Its been a few days since I took my supplements, so in the kitchenette I lay them out. I’m down to my last two calcium tablets, although I doubt Bunnies will stock that kind of thing.
While the kettle’s on, I wash Willows bowl with hot water, dry it with kitchen towel and put it back down again. Rummaging around I find her food and top up the bowl. At this point, I realise I might catch the shipping forecast again so I reach over and tune in. I’m early actually,
‘You’re up before the shipping forecast, Sam. Toothpaste. Calcium. Kitchen Roll.’
There’s so little I need, I wonder whether I need to do that today. The tidal reports show high tide at six fourteen this morning; a dry, bright and chilly day with a slight breeze. I slip into my trainers and grab my fluorescent waterproof. In the drawer I dig out a little clip light and a torch and then make some coffee in a travel mug and stuff it into an empty backpack.
After giving it some thought, I decide to walk right this morning, in the opposite direction of the shop. If I walk to bunnies via the beach I’m not sure I could find the tiny beach path through the houses to the village. With a healthy respect for the tide, its safer to road walk – especially since sunrise isn’t until seven forty.
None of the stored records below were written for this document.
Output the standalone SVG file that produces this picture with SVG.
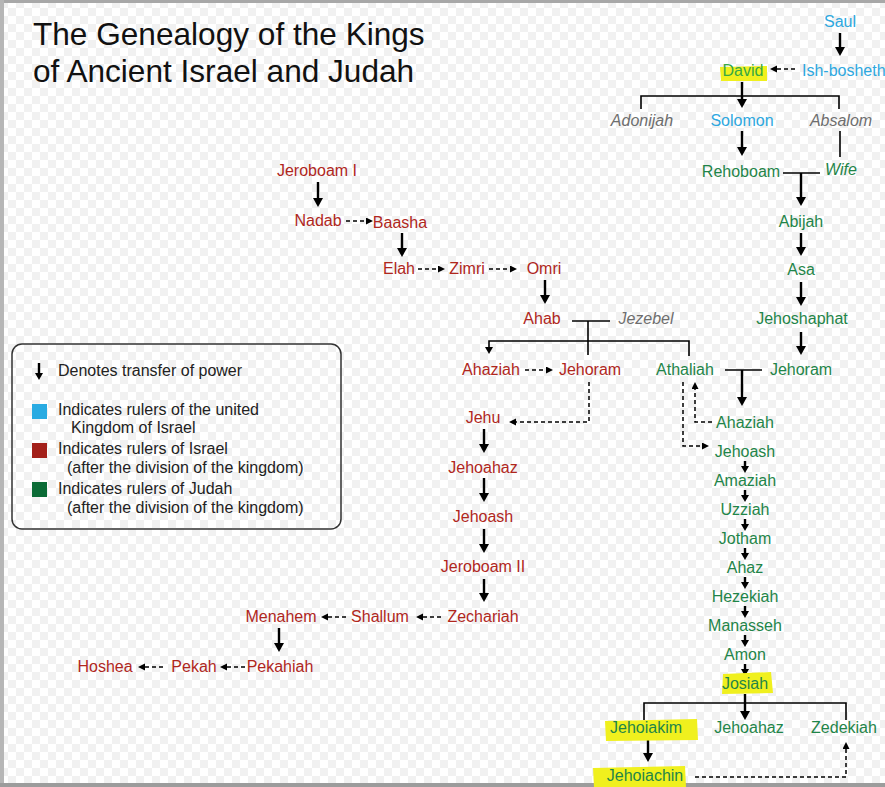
<svg xmlns="http://www.w3.org/2000/svg" width="885" height="787" viewBox="0 0 885 787">
<style>
text{font-family:"Liberation Sans",Arial,sans-serif;font-size:16px;text-anchor:middle}
.t{font-size:31.6px;text-anchor:start;fill:#111}
.b{fill:#2ea8df}.r{fill:#b0271d}.g{fill:#1f8549}.i{fill:#6e6e6e;font-style:italic}
.lg{text-anchor:start;fill:#222}
.hl{fill:#f0f01e}
.s{stroke:#000;stroke-width:2.4;fill:none}
.n{stroke:#000;stroke-width:1.6;fill:none}
.d{stroke:#000;stroke-width:1.5;fill:none;stroke-dasharray:4 3}
</style>
<defs>
<pattern id="chk" width="16" height="16" patternUnits="userSpaceOnUse"><rect width="16" height="16" fill="#ffffff"/><rect width="8" height="8" fill="#f1f1f1"/><rect x="8" y="8" width="8" height="8" fill="#f1f1f1"/></pattern>
<marker id="a" markerUnits="userSpaceOnUse" markerWidth="10" markerHeight="10" refX="5" refY="5" orient="auto"><path d="M0,0 L9,5 L0,10 z" fill="#000"/></marker>
<marker id="m" markerUnits="userSpaceOnUse" markerWidth="9" markerHeight="9" refX="4" refY="4" orient="auto"><path d="M0,0 L7,4 L0,8 z" fill="#000"/></marker>
<marker id="k" markerUnits="userSpaceOnUse" markerWidth="8" markerHeight="8" refX="3" refY="3.5" orient="auto"><path d="M0,0 L7,3.5 L0,7 z" fill="#000"/></marker>
</defs>
<rect width="885" height="787" fill="url(#chk)"/>
<rect x="0" y="0" width="885" height="3" fill="#a8a8a8"/>
<rect x="0" y="0" width="4" height="787" fill="#b6b6b6"/>
<rect x="0" y="783" width="885" height="4" fill="#9c9c9c"/>

<g id="title">
<text class="t" x="33" y="45">The Genealogy of the Kings</text>
<text class="t" x="33" y="82">of Ancient Israel and Judah</text>
</g>

<g id="legend">
<rect x="12" y="344" width="329" height="185" rx="10" fill="none" stroke="#333" stroke-width="1.5"/>
<line class="s" x1="39" y1="363" x2="39" y2="377" stroke-width="2" marker-end="url(#m)"/>
<text class="lg" x="58" y="376">Denotes transfer of power</text>
<rect x="32" y="404" width="15" height="15" fill="#29abe2"/>
<text class="lg" x="58" y="415">Indicates rulers of the united</text>
<text class="lg" x="71" y="433">Kingdom of Israel</text>
<rect x="32" y="443" width="15" height="15" fill="#a3201a"/>
<text class="lg" x="58" y="454">Indicates rulers of Israel</text>
<text class="lg" x="67" y="473">(after the division of the kingdom)</text>
<rect x="32" y="482" width="15" height="15" fill="#0b6b36"/>
<text class="lg" x="58" y="494">Indicates rulers of Judah</text>
<text class="lg" x="67" y="513">(after the division of the kingdom)</text>
</g>

<g id="connectors">
<line class="s" x1="840" y1="33" x2="840" y2="52" marker-end="url(#a)"/>
<path class="d" d="M795,69 H774" marker-end="url(#k)"/>
<path class="n" d="M641,109 V96 H839 V109"/>
<line class="s" x1="742" y1="82" x2="742" y2="104" marker-end="url(#a)"/>
<line class="s" x1="742" y1="131" x2="742" y2="152" marker-end="url(#a)"/>
<line class="n" x1="840" y1="131" x2="840" y2="157"/>
<line class="n" x1="783" y1="173" x2="820" y2="173"/>
<line class="s" x1="801" y1="173" x2="801" y2="202" marker-end="url(#a)"/>
<line class="s" x1="801" y1="233" x2="801" y2="252" marker-end="url(#a)"/>
<line class="s" x1="801" y1="282" x2="801" y2="302" marker-end="url(#a)"/>
<line class="s" x1="801" y1="332" x2="801" y2="351" marker-end="url(#a)"/>
<line class="n" x1="725" y1="370" x2="762" y2="370"/>
<line class="s" x1="742" y1="370" x2="742" y2="402" marker-end="url(#a)"/>
<path class="d" d="M712,422 H695 V386" marker-end="url(#k)"/>
<path class="d" d="M683,382 V446 H705" marker-end="url(#k)"/>
<line class="s" stroke-width="1.8" x1="745" y1="461" x2="745" y2="470" marker-end="url(#m)"/>
<line class="s" stroke-width="1.8" x1="745" y1="490" x2="745" y2="499" marker-end="url(#m)"/>
<line class="s" stroke-width="1.8" x1="745" y1="519" x2="745" y2="528" marker-end="url(#m)"/>
<line class="s" stroke-width="1.8" x1="745" y1="548" x2="745" y2="557" marker-end="url(#m)"/>
<line class="s" stroke-width="1.8" x1="745" y1="577" x2="745" y2="586" marker-end="url(#m)"/>
<line class="s" stroke-width="1.8" x1="745" y1="606" x2="745" y2="615" marker-end="url(#m)"/>
<line class="s" stroke-width="1.8" x1="745" y1="635" x2="745" y2="644" marker-end="url(#m)"/>
<line class="s" stroke-width="1.8" x1="745" y1="664" x2="745" y2="673" marker-end="url(#m)"/>
<path class="n" d="M644,720 V703 H846 V720"/>
<line class="s" x1="745" y1="694" x2="745" y2="716" marker-end="url(#a)"/>
<line class="s" x1="648" y1="740" x2="648" y2="758" marker-end="url(#a)"/>
<path class="d" d="M695,777 H846 V746" marker-end="url(#k)"/>
<line class="s" x1="318" y1="182" x2="318" y2="203" marker-end="url(#a)"/>
<path class="d" d="M346,221 H369" marker-end="url(#k)"/>
<line class="s" x1="402" y1="233" x2="402" y2="253" marker-end="url(#a)"/>
<path class="d" d="M418,269 H441" marker-end="url(#k)"/>
<path class="d" d="M489,269 H513" marker-end="url(#k)"/>
<line class="s" x1="545" y1="280" x2="545" y2="300" marker-end="url(#a)"/>
<line class="n" x1="572" y1="321" x2="610" y2="321"/>
<line class="n" x1="588" y1="321" x2="588" y2="355"/>
<path class="n" d="M689,356 V341 H489 V351" marker-end="url(#m)"/>
<path class="d" d="M525,370 H549" marker-end="url(#k)"/>
<path class="d" d="M589,382 V422 H513" marker-end="url(#k)"/>
<line class="s" x1="484" y1="429" x2="484" y2="449" marker-end="url(#a)"/>
<line class="s" x1="484" y1="478" x2="484" y2="498" marker-end="url(#a)"/>
<line class="s" x1="484" y1="529" x2="484" y2="549" marker-end="url(#a)"/>
<line class="s" x1="484" y1="579" x2="484" y2="598" marker-end="url(#a)"/>
<path class="d" d="M441,617 H420" marker-end="url(#k)"/>
<path class="d" d="M346,617 H325" marker-end="url(#k)"/>
<line class="s" x1="279" y1="628" x2="279" y2="648" marker-end="url(#a)"/>
<path class="d" d="M245,667 H224" marker-end="url(#k)"/>
<path class="d" d="M163,667 H142" marker-end="url(#k)"/>
</g>

<g id="saul"><text class="b" x="840" y="27">Saul</text></g>
<g id="david"><path class="hl" d="M720,67 L767,66 L767,81 L721,81 z"/><text x="743" y="76" fill="#37a845">David</text></g>
<g id="ish-bosheth"><text class="b" x="802" y="76" style="text-anchor:start">Ish-bosheth</text></g>
<g id="adonijah"><text class="i" x="642" y="126">Adonijah</text></g>
<g id="solomon"><text class="b" x="742" y="126">Solomon</text></g>
<g id="absalom"><text class="i" x="841" y="126">Absalom</text></g>
<g id="rehoboam"><text class="g" x="741" y="177">Rehoboam</text></g>
<g id="wife"><text class="g" x="841" y="175" font-style="italic">Wife</text></g>
<g id="abijah"><text class="g" x="801" y="227">Abijah</text></g>
<g id="asa"><text class="g" x="801" y="275">Asa</text></g>
<g id="jehoshaphat"><text class="g" x="802" y="324">Jehoshaphat</text></g>
<g id="jehoram-judah"><text class="g" x="801" y="375">Jehoram</text></g>
<g id="athaliah"><text class="g" x="685" y="375">Athaliah</text></g>
<g id="ahaziah-judah"><text class="g" x="745" y="428">Ahaziah</text></g>
<g id="jehoash-judah"><text class="g" x="745" y="457">Jehoash</text></g>
<g id="amaziah"><text class="g" x="745" y="486">Amaziah</text></g>
<g id="uzziah"><text class="g" x="745" y="515">Uzziah</text></g>
<g id="jotham"><text class="g" x="745" y="544">Jotham</text></g>
<g id="ahaz"><text class="g" x="745" y="573">Ahaz</text></g>
<g id="hezekiah"><text class="g" x="745" y="602">Hezekiah</text></g>
<g id="manasseh"><text class="g" x="745" y="631">Manasseh</text></g>
<g id="amon"><text class="g" x="745" y="660">Amon</text></g>
<g id="josiah"><path class="hl" d="M723,674 L771,672 L773,693 L722,694 z"/><text class="g" x="745" y="689">Josiah</text></g>
<g id="jehoiakim"><path class="hl" d="M605,721 L697,719 L698,740 L606,741 z"/><text class="g" x="646" y="733">Jehoiakim</text></g>
<g id="jehoahaz-judah"><text class="g" x="749" y="733">Jehoahaz</text></g>
<g id="zedekiah"><text class="g" x="844" y="733">Zedekiah</text></g>
<g id="jehoiachin"><path class="hl" d="M593,768 L685,766 L686,787 L594,787 z"/><text class="g" x="645" y="781">Jehoiachin</text></g>

<g id="jeroboam-i"><text class="r" x="317" y="176">Jeroboam I</text></g>
<g id="nadab"><text class="r" x="318" y="226">Nadab</text></g>
<g id="baasha"><text class="r" x="400" y="228">Baasha</text></g>
<g id="elah"><text class="r" x="399" y="274">Elah</text></g>
<g id="zimri"><text class="r" x="467" y="274">Zimri</text></g>
<g id="omri"><text class="r" x="544" y="274">Omri</text></g>
<g id="ahab"><text class="r" x="542" y="324">Ahab</text></g>
<g id="jezebel"><text class="i" x="646" y="324">Jezebel</text></g>
<g id="ahaziah-israel"><text class="r" x="491" y="375">Ahaziah</text></g>
<g id="jehoram-israel"><text class="r" x="590" y="375">Jehoram</text></g>
<g id="jehu"><text class="r" x="483" y="423">Jehu</text></g>
<g id="jehoahaz-israel"><text class="r" x="483" y="473">Jehoahaz</text></g>
<g id="jehoash-israel"><text class="r" x="483" y="522">Jehoash</text></g>
<g id="jeroboam-ii"><text class="r" x="483" y="572">Jeroboam II</text></g>
<g id="zechariah"><text class="r" x="483" y="622">Zechariah</text></g>
<g id="shallum"><text class="r" x="380" y="622">Shallum</text></g>
<g id="menahem"><text class="r" x="281" y="622">Menahem</text></g>
<g id="pekahiah"><text class="r" x="280" y="672">Pekahiah</text></g>
<g id="pekah"><text class="r" x="194" y="672">Pekah</text></g>
<g id="hoshea"><text class="r" x="105" y="672">Hoshea</text></g>
</svg>
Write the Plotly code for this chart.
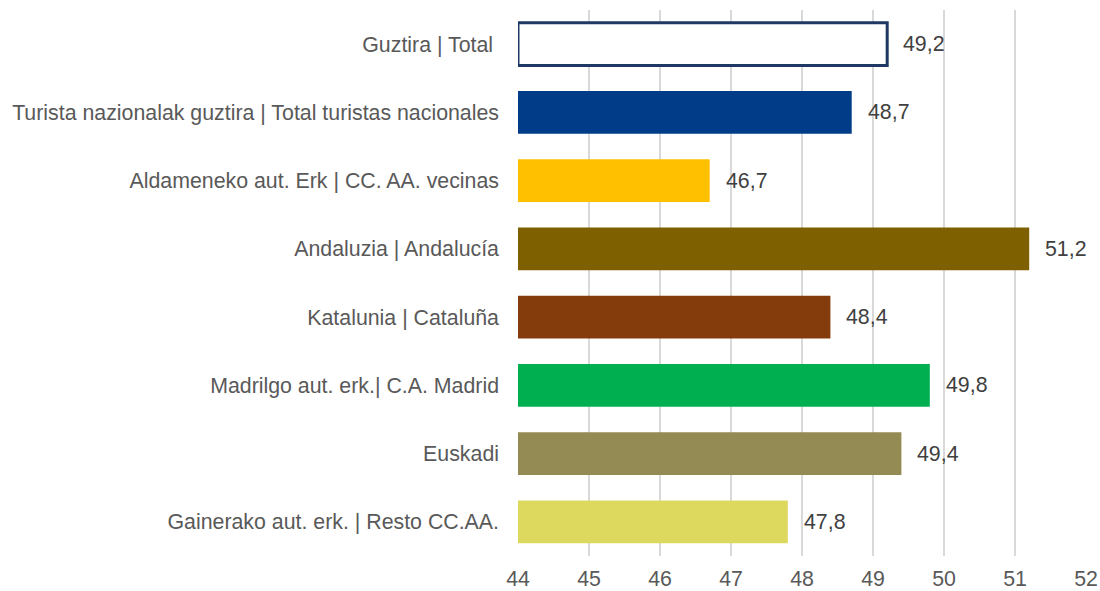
import plotly.graph_objects as go

categories = [
    "Guztira | Total ",
    "Turista nazionalak guztira | Total turistas nacionales",
    "Aldameneko aut. Erk | CC. AA. vecinas",
    "Andaluzia | Andalucía",
    "Katalunia | Cataluña",
    "Madrilgo aut. erk.| C.A. Madrid",
    "Euskadi",
    "Gainerako aut. erk. | Resto CC.AA.",
]
values = [49.2, 48.7, 46.7, 51.2, 48.4, 49.8, 49.4, 47.8]
fill_colors = ["#FFFFFF", "#003C87", "#FFC000", "#7F6000", "#843C0C", "#00B050", "#948A54", "#DDD95F"]
line_colors = ["#1F3864", "#003C87", "#FFC000", "#7F6000", "#843C0C", "#00B050", "#948A54", "#DDD95F"]
line_widths = [3, 0, 0, 0, 0, 0, 0, 0]
x_ticks = [44, 45, 46, 47, 48, 49, 50, 51, 52]

FONT = "Liberation Sans, Arial"
FS = 21.33

fig = go.Figure()
fig.add_trace(go.Bar(
    y=categories,
    x=[v - 44 for v in values],
    base=44,
    orientation="h",
    marker=dict(color=fill_colors, line=dict(color=line_colors, width=line_widths)),
    hoverinfo="skip",
))

for c, v in zip(categories, values):
    fig.add_annotation(
        x=v, y=c, text=f"{v:.1f}".replace(".", ","),
        xanchor="left", yanchor="middle", xshift=14, showarrow=False,
        font=dict(family=FONT, size=FS, color="#404040"),
    )

fig.update_layout(
    template="none",
    width=1100, height=591,
    margin=dict(l=518, r=14, t=10, b=35),
    paper_bgcolor="white", plot_bgcolor="white",
    bargap=0.37,
    showlegend=False,
    font=dict(family=FONT, size=FS, color="#595959"),
    xaxis=dict(
        range=[44, 52], tickvals=x_ticks, ticktext=[str(t) for t in x_ticks],
        showgrid=True, gridcolor="#D9D9D9", gridwidth=1.5,
        zeroline=False, showline=False, ticks="", automargin=False,
        ticklabelstandoff=8,
        tickfont=dict(family=FONT, size=FS, color="#595959"),
    ),
    yaxis=dict(
        categoryorder="array", categoryarray=categories, autorange="reversed",
        showgrid=False, showline=False, zeroline=False, ticks="", ticklabelstandoff=18,
        automargin=False,
        tickfont=dict(family=FONT, size=FS, color="#595959"),
    ),
)

fig.write_html(
    "out.html",
    config={"displayModeBar": False},
    post_script="document.body.style.margin='0';document.body.style.overflow='hidden';",
)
At the bottom of the beach steps which I carefully navigate with a torch, I hang a right. This is really my first beach walk in the dark. The sand is dry but packed so it’s very easy to walk on. I point my torch just in front of my feet and start a slow easy walk.
I can hear the water, so that’s comforting to me. There’s really nothing frightening about walking in the dark, and I really only have a torch because the tide often washes up the biggest chunks of driftwood you might ever see – sometimes whole trees. People often collect it, for crafts and such. After a few minutes of staring into my torchlight it feels like I’m in a bubble, navigating my way around obstacles like giant clumps of seaweed and wood.
The only thing I can concentrate on is the light in front of me and the sound of the distant tide. I’m taken back to my teens, where I’d walk home from the pub, in the pitch dark, on my own. I lived near the coast back then, too. I’d literally take off my heels and march, barefoot, chanting in my head, ‘Left, Left, Left, Right, Left.’ as I navigated the shortcut along the sea wall before hanging a left at a caravan park, cutting through a vacation village and down a dirt track to my house. There was an old dis-used hay barn about fifty meters from my house – with a great, gaping, dark opening which I always sprinted past. If you’ve ever heard a barn owl screech at three a.m. I suspect you’d sprint, too.
After walking for about twenty minutes I’m at the cobbled stone ramp of the beach café so I make my way up. At the benches I slide into a seat and get my coffee out. It’s still pitch-dark and nothing is stirring. I hear a sheep bleating on the hill, then another. Perhaps they’ve spotted my light.
The beach road is lit for most of the mile or so walk into the village, so I sit with my thoughts and the sheep for a bit, and contemplate my pre-sunrise toothpaste-trek.